Capt. Tom Joyce, U.S. Navy (Ret.)

“I know what you’ve been through today, Tom, but one of our men has been reported missing.” It was one of the pastors at the church where I served as an elder calling me that evening. “We think he’s gone. Will you come with me? I want you to break the news to the family.”

I knew exactly where this man’s office was. I saw that wreckage, and there’s no way he would have made it. We checked all the hospitals to be sure, but I wasn’t surprised to learn he wasn’t at any of them.

Sharing the news with his wife, fifteen-year-old daughter, and eleven-year-old son was the most difficult thing I’ve ever had to do. I still see the daughter’s eyes periodically when I wake up at night. Who’s going to walk me down the aisle? they seemed to say. Who’s going to interview my prom date?

Completely exhausted emotionally and physically, I returned home that night around 10 p.m. When my oldest son Ryan, a junior in high school, saw me, he jumped up out of his seat, and threw his arms around me.

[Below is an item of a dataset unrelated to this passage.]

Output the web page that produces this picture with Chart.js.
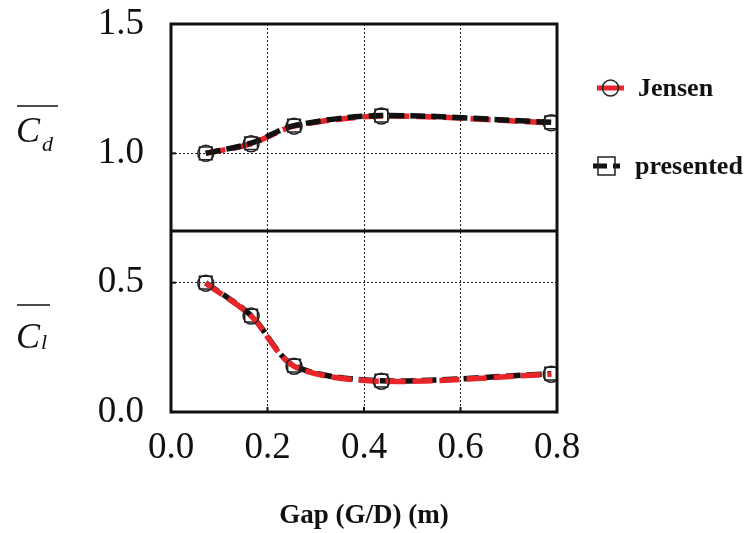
<!DOCTYPE html>
<html>
<head>
<meta charset="utf-8">
<script src="https://cdn.jsdelivr.net/npm/chart.js@4"></script>
<style>
  html, body { margin: 0; padding: 0; background: #fff; }
  #wrap { width: 747px; height: 533px; }
</style>
</head>
<body>
<div id="wrap"><canvas id="gap" width="747" height="533"></canvas></div>
<script>
const gap = [0.072, 0.166, 0.255, 0.436, 0.788];
const jensenCd = [1.0, 1.037, 1.105, 1.144, 1.118];
const presentedCd = [1.0, 1.039, 1.107, 1.146, 1.12];
const jensenCl = [0.498, 0.371, 0.177, 0.119, 0.146];
const presentedCl = [0.5, 0.373, 0.179, 0.121, 0.148];
const xTicks = [0, 0.2, 0.4, 0.6, 0.8];
const yTicks = [0, 0.5, 1.0, 1.5];
const split = 0.7;

const serif = '"Liberation Serif", "Times New Roman", serif';
const red = '#e8262a';

function points(ys) {
  return gap.map((x, i) => ({ x: x, y: ys[i] }));
}

function series(label, ys, kind, order) {
  const jensen = kind === 'jensen';
  return {
    label: label,
    data: points(ys),
    showLine: true,
    borderColor: jensen ? red : '#111',
    borderWidth: 5.5,
    borderDash: jensen ? [20, 7] : [15, 6],
    tension: 0.3,
    pointStyle: jensen ? 'circle' : 'rect',
    pointRadius: jensen ? 8 : 9,
    pointBorderColor: '#222',
    pointBorderWidth: 1.5,
    pointBackgroundColor: 'rgba(255,255,255,0)',
    order: order,
  };
}

// frame, split line, inward ticks, axis symbols and legend
const decorations = {
  id: 'decorations',
  afterDatasetsDraw(chart) {
    const { ctx, chartArea: a, scales } = chart;
    ctx.save();
    ctx.strokeStyle = '#111';
    ctx.lineWidth = 3;
    ctx.strokeRect(a.left, a.top, a.right - a.left, a.bottom - a.top);
    const ys = scales.y.getPixelForValue(split);
    ctx.beginPath();
    ctx.moveTo(a.left, ys);
    ctx.lineTo(a.right, ys);
    ctx.stroke();

    ctx.lineWidth = 2;
    yTicks.slice(1, -1).forEach((v) => {
      const p = scales.y.getPixelForValue(v);
      ctx.beginPath();
      ctx.moveTo(a.left, p);
      ctx.lineTo(a.left + 5, p);
      ctx.stroke();
    });
    xTicks.slice(1, -1).forEach((v) => {
      const p = scales.x.getPixelForValue(v);
      ctx.beginPath();
      ctx.moveTo(p, a.bottom);
      ctx.lineTo(p, a.bottom - 5);
      ctx.stroke();
    });

    // C_d and C_l symbols with overbars
    ctx.fillStyle = '#111';
    ctx.textBaseline = 'alphabetic';
    ctx.textAlign = 'left';
    ctx.font = 'italic 36px ' + serif;
    ctx.fillText('C', 16, 142);
    ctx.fillText('C', 16, 348);
    ctx.font = 'italic 22px ' + serif;
    ctx.fillText('d', 42, 151);
    ctx.fillText('l', 41, 349);
    ctx.lineWidth = 1.5;
    ctx.beginPath();
    ctx.moveTo(17, 106);
    ctx.lineTo(58, 106);
    ctx.moveTo(17, 305);
    ctx.lineTo(50, 305);
    ctx.stroke();

    // legend
    ctx.strokeStyle = red;
    ctx.lineWidth = 5;
    ctx.beginPath();
    ctx.moveTo(597, 88);
    ctx.lineTo(624, 88);
    ctx.stroke();
    ctx.strokeStyle = '#222';
    ctx.lineWidth = 1.5;
    ctx.beginPath();
    ctx.arc(610.5, 88, 8, 0, Math.PI * 2);
    ctx.stroke();

    ctx.strokeStyle = '#111';
    ctx.lineWidth = 5;
    ctx.beginPath();
    ctx.moveTo(593, 166);
    ctx.lineTo(607, 166);
    ctx.moveTo(613, 166);
    ctx.lineTo(620, 166);
    ctx.stroke();
    ctx.strokeStyle = '#222';
    ctx.lineWidth = 1.5;
    ctx.strokeRect(598, 157, 17, 18);

    ctx.fillStyle = '#111';
    ctx.font = 'bold 26px ' + serif;
    ctx.textBaseline = 'middle';
    ctx.fillText(chart.data.datasets[0].label, 638, 89);
    ctx.fillText(chart.data.datasets[1].label, 635, 167);
    ctx.restore();
  },
};

// dotted lines only inside the frame
const inner = (ctx) => {
  const n = ctx.scale.ticks.length;
  return ctx.index === 0 || ctx.index === n - 1 ? 'rgba(0,0,0,0)' : '#222';
};

new Chart(document.getElementById('gap'), {
  type: 'scatter',
  data: {
    datasets: [
      series('Jensen', jensenCd, 'jensen', 2),
      series('presented', presentedCd, 'presented', 1),
      series('Jensen', jensenCl, 'jensen', 1),
      series('presented', presentedCl, 'presented', 2),
    ],
  },
  options: {
    responsive: false,
    animation: false,
    layout: { padding: { top: 24, right: 190, left: 0, bottom: 0 } },
    plugins: { legend: { display: false }, tooltip: { enabled: false } },
    scales: {
      x: {
        type: 'linear',
        min: 0,
        max: 0.8,
        afterFit(scale) {
          scale.height = 121;
          scale.paddingLeft = 0;
          scale.paddingRight = 0;
        },
        afterBuildTicks(scale) { scale.ticks = xTicks.map((v) => ({ value: v })); },
        border: { display: false, dash: [2, 2] },
        grid: { color: inner, lineWidth: 1, drawTicks: false },
        ticks: {
          padding: 14,
          color: '#111',
          font: { family: serif, size: 37 },
          callback: (v) => v.toFixed(1),
        },
        title: {
          display: true,
          text: 'Gap (G/D) (m)',
          color: '#111',
          font: { family: serif, size: 27, weight: 'bold' },
          padding: { top: 0, bottom: 1 },
        },
      },
      y: {
        type: 'linear',
        min: 0,
        max: 1.5,
        afterFit(scale) {
          scale.width = 171;
          scale.paddingTop = 0;
          scale.paddingBottom = 0;
        },
        afterBuildTicks(scale) { scale.ticks = yTicks.map((v) => ({ value: v })); },
        border: { display: false, dash: [2, 2] },
        grid: { color: inner, lineWidth: 1, drawTicks: false },
        ticks: {
          padding: 27,
          color: '#111',
          font: { family: serif, size: 37 },
          callback: (v) => v.toFixed(1),
        },
      },
    },
  },
  plugins: [decorations],
});
</script>
</body>
</html>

“Dad, I’m so thankful that God spared your life today,” he said.

After a few minutes, he dropped his arms, stepped back, and looked at me. “Dad, I gotta ask you a question. For some reason God spared your life today at the Pentagon. What are you going to do now with the rest of your life?” He repeated the question, said “I love you Dad,” went upstairs and went to bed.

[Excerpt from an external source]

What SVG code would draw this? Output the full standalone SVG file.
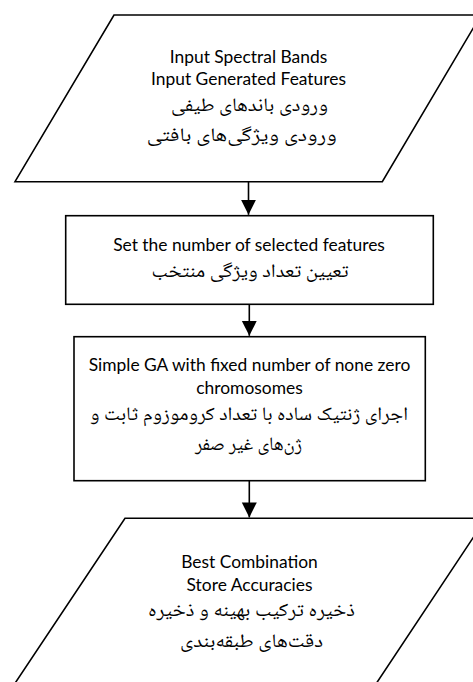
<svg xmlns="http://www.w3.org/2000/svg" width="473" height="682" viewBox="0 0 473 682">
<defs>
<style>
.shape{fill:#fff;stroke:#000;stroke-width:1.6;stroke-linejoin:miter}
.en{font-family:Lato,"Liberation Sans",sans-serif;font-size:17.4px;fill:#000;text-anchor:middle}
.fa{font-family:"Noto Naskh Arabic","Noto Sans Arabic","DejaVu Sans",sans-serif;font-size:19px;fill:#000;text-anchor:middle;direction:rtl}
.conn{stroke:#000;stroke-width:1.6;fill:none}
</style>
<marker id="arrow" markerUnits="userSpaceOnUse" markerWidth="16" markerHeight="16" viewBox="0 0 16 16" refX="15" refY="8" orient="auto">
<path d="M0,0.5 L15,8 L0,15.5 Z" fill="#000"/>
</marker>
</defs>
<rect width="473" height="682" fill="#fff"/>
<g id="input">
<polygon class="shape" points="114,15 481,15 382.3,181.7 15,181.7"/>
<text class="en" x="248.5" y="62.5">Input Spectral Bands</text>
<text class="en" x="248.5" y="84.5">Input Generated Features</text>
<text class="fa" x="249.4" y="110.5" textLength="157" lengthAdjust="spacingAndGlyphs">ورودی باندهای طیفی</text>
<text class="fa" x="241.7" y="140.5" textLength="190" lengthAdjust="spacingAndGlyphs">ورودی ویژگی‌های بافتی</text>
</g>
<g id="set-number">
<rect class="shape" x="65.7" y="215.7" width="367.6" height="88.6"/>
<text class="en" x="249" y="250.7">Set the number of selected features</text>
<text class="fa" x="250" y="276.7" textLength="197" lengthAdjust="spacingAndGlyphs">تعیین تعداد ویژگی منتخب</text>
</g>
<g id="simple-ga">
<rect class="shape" x="74" y="336.7" width="351.3" height="144"/>
<text class="en" x="249.5" y="370.7">Simple GA with fixed number of none zero</text>
<text class="en" x="249.5" y="394">chromosomes</text>
<text class="fa" x="249" y="420" textLength="318" lengthAdjust="spacingAndGlyphs">اجرای ژنتیک ساده با تعداد کروموزوم ثابت و</text>
<text class="fa" x="248.5" y="450" textLength="107" lengthAdjust="spacingAndGlyphs">ژن‌های غیر صفر</text>
</g>
<g id="output">
<polygon class="shape" points="125,518.3 486,518.3 352,720 -9.5,720"/>
<text class="en" x="249.5" y="568.3">Best Combination</text>
<text class="en" x="249.5" y="591">Store Accuracies</text>
<text class="fa" x="251.5" y="616" textLength="207" lengthAdjust="spacingAndGlyphs">ذخیره ترکیب بهینه و ذخیره</text>
<text class="fa" x="251.5" y="646.7" textLength="143" lengthAdjust="spacingAndGlyphs">دقت‌های طبقه‌بندی</text>
</g>
<g id="connectors">
<line class="conn" x1="248.5" y1="181.7" x2="248.5" y2="214.8" marker-end="url(#arrow)"/>
<line class="conn" x1="249.3" y1="304.3" x2="249.3" y2="335.8" marker-end="url(#arrow)"/>
<line class="conn" x1="249.3" y1="480.7" x2="249.3" y2="517.4" marker-end="url(#arrow)"/>
</g>
</svg>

It was the most penetrating question anyone’s ever asked me. It was just like God said to Ryan, “Challenge your dad and go to bed.” It was that clear.

September 11, 2001, was a wake-up call for me. I had already been considering going into ministry after retirement, and on that day, I felt like God was saying, I want you to make a decision. I spared your life. I want you to do something a little more valuable with it.

Two weeks after my Navy retirement ceremony in 2003, I was sitting at a desk at Immanuel Bible Church as the new Pastor of Discipleship and Family.

Prayer:

Lord, help me fulfill your purpose for me in a way that honors you.

“I urge you to live a life worthy of the calling you have received.” (Ephesians 4:1)

August 1

FILLING UP

Cdr. Mark D. Waddell, SEAL, U.S. Navy, Iraq (2003–2006)

March 19, 2003, Iraqi Border. It was the first day of the invasion, and Navy SEAL Commander Mark Waddell was outfitted in his chemical suit and armed with chemical/biological/nuclear gear in anticipation of a possible chemical attack.

“You know,” he told another officer who was with him, “today is also my birthday…” The conversation stopped cold when the night sky lit up from a Marine Corps CH-46 helicopter exploding. The helicopter was carrying some British troops into combat, and they were all killed instantly.

“And that’s the way I started my birthday that year with the rocket that the Iraqis were shooting at us,” remembered Waddell. “They sounded like big jets flying over our heads, and chemical alarms were sounding, and it was very confusing in the fog of combat as we were attacking them.”

This was not the first time the twenty-year combat veteran had witnessed a violent end to human life, but it would prove to be the start of a year that would overwhelm him. “My life was full of seeing human tragedy,” he explained. “So in 2003 there was more human tragedy, there were more people killed, there were more uncertainties, there were more paradox situations that I had to deal with, and very intense emotional trauma. I was just full.”

Waddell and his wife, Marshele Carter Waddell, compare the experience to a scene in the film Titanic where a handful of men are arguing about whether the ship would sustain the blow or sink. “And then the engineer steps forwards and says, ‘If only three or four compartments had been affected, we would be okay. But it has spilled over into a fifth compartment, and she will sink.’ And that jumped out at me; that was my husband. Too many compartments had been affected and filled up, and therefore the weight was going to pull him down,” said Marshele.